Inference of positive selection with PAML

PAML (Phylogenetic Analysis with Maximum Likelihood) is a software package written by Ziheng Yang in 1993, and further developed in the 90s and years 20**. We will in this course focus on the program called codeml, dedicated to protein sequence analysis.

Codeml is a command line program, meaning that it has to be run from a terminal. In order to work, it requires 3 files:

A text file containing the sequences, in a dedicated format (extended Phylip)
A tree file, describing the relationships between the sequences, as a text file in the so-called parenthetic (aka New Hampshire or Newick) format
A text file containing several options for tuning the program.

The option file is the most important one. It contains links toward the two others. It contains a series of options in the form tag = value. Everything following a * is ignored by the program. The tree file is either:

A phylogeny, in case sequences are from different species. The tree therefore depicts the history of species.
A genealogy, in case sequences are from different individuals of the same species. The tree then depicts the closeness between all individuals.

In many cases the tree is inferred from the sequences themselves, which codeml can do. However, it is rather inefficient for that task, and it is recomended to use external software for this purpose. We here used a software called PhyML, and we provide the corresponding trees for the two data sets.

Estimating omega = dN/dS with maximum likelihood.

The basic function of codeml is its ability to compute the likelihood of a large set of models. We will demonstrate this using the first dataset and a homogeneous model (all positions share the same dN/dS).

Go to directory Mg1/M0_profile
Edit the codeml.ctl file with a text editor (e.g. Notepad)
Find the line setting the initial value of omega, and set it to 1.0, and save the file
cd to the M0_profile directory, and launch codeml by typing codeml in the command line
Codeml outputs several statistics… The interesting one here is the one stating lnL = - ???? This corresponds to the value of the log likelihood. Note it with its corresponding omega value (for example in Excel).
Repeat steps 3 to 5 with different values for omega. What is the value of omega which maximizes lnL?

Fitting a model with codeml

Finding the value which maximize the likelihood function is in most cases tedious, as several parameters have to be jointly estimated. Luckily codeml can do that for us…

Go to directory Mg1/M0. The codeml.ctl file here has been modified to let codeml find the best parameter values. The modifications are:

fix_kappa = 0
fix_omega = 0
and the line fix_blength = -1 is commented (a * was added at the beginning of the line).
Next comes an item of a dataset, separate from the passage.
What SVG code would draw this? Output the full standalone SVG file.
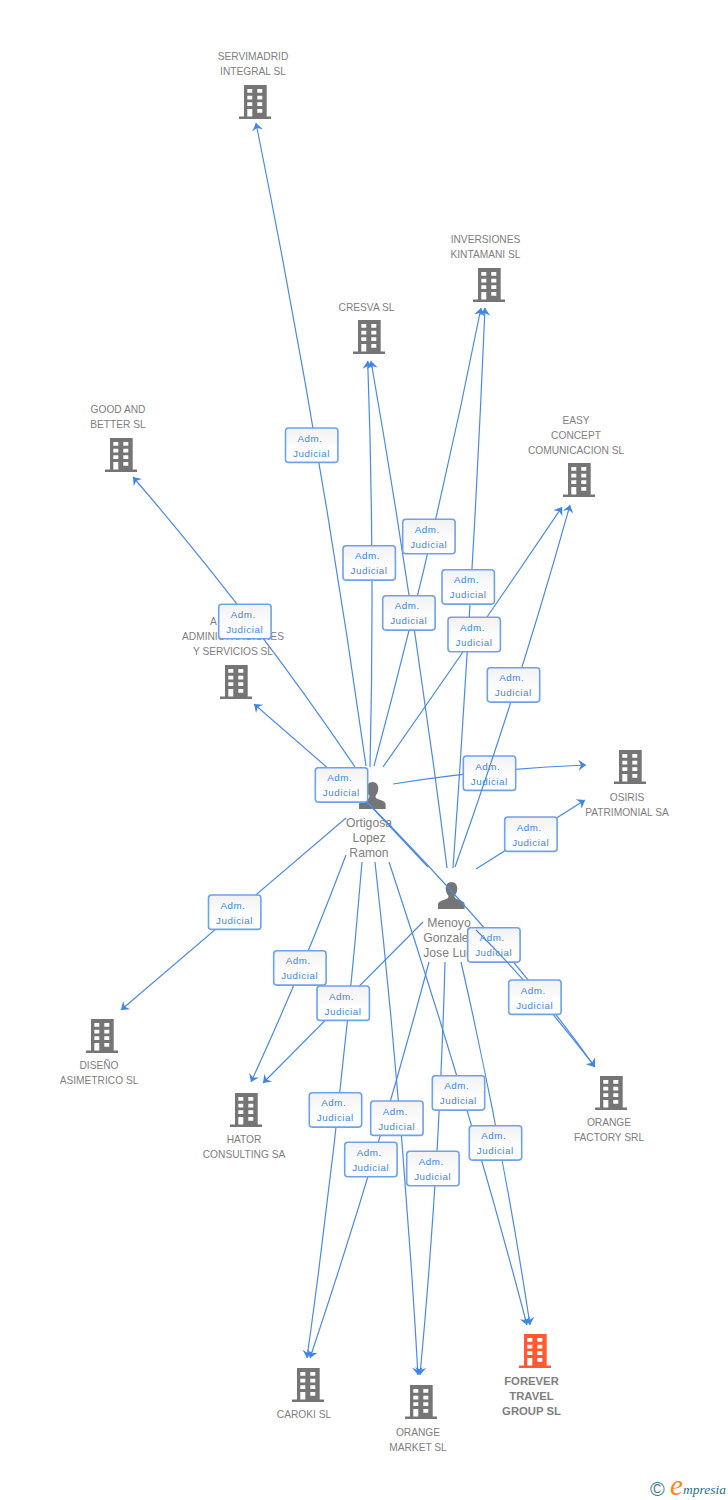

Run codeml. In the output stands the value for omega (noted w), together with the estimated value sof dN and dS, among others. Codeml also gather results in a file named mlc.txt, which you can open in a text editor.
Discuss the value of omega obtained
Repeat the procedude for the second data set (Mg3). Compare the value of omega obtained.

More complex models and hypothesis testing

Codeml can fit several types of models. Here we will consider to model which allow each position to chose between distinct selection regime. In the first model, called M1a, each position in the alignment can chose between a value of omega = 1 (neutral evolution) and a value of omega < 1 (purifying selection), which is estimated by the program. This model therefore has 1 additional parameter than the homogeneous one (called M0), namely the proportion of positions with omega < 1. The second model is called M2a, and allows each position to chose between three possible values for omega, namely omega = 1 (neutral evolution), omega < 1 (purifying selection) and omega > 1 (positive selection), the two latter ones being estimated. This model therefore contains two more parameters than M1a, the proportion of positively selected sites and their corresponding omega value. We will fit these two models to our data:

cd to the M1a-M2a directory. The codeml.ctl file has been modified to run the M1a and M2a models instead of M0 (line Nssites = 1 2).
Run codeml
Edit the mlc.txt file. Note the lnL values for both models, and the corresponding parameter estimates.
Repeat steps 1 to 3 for the second data set. In both cases, which model has the better likelihood?
Perform the likelihood ratio test for both data sets. Conclusions?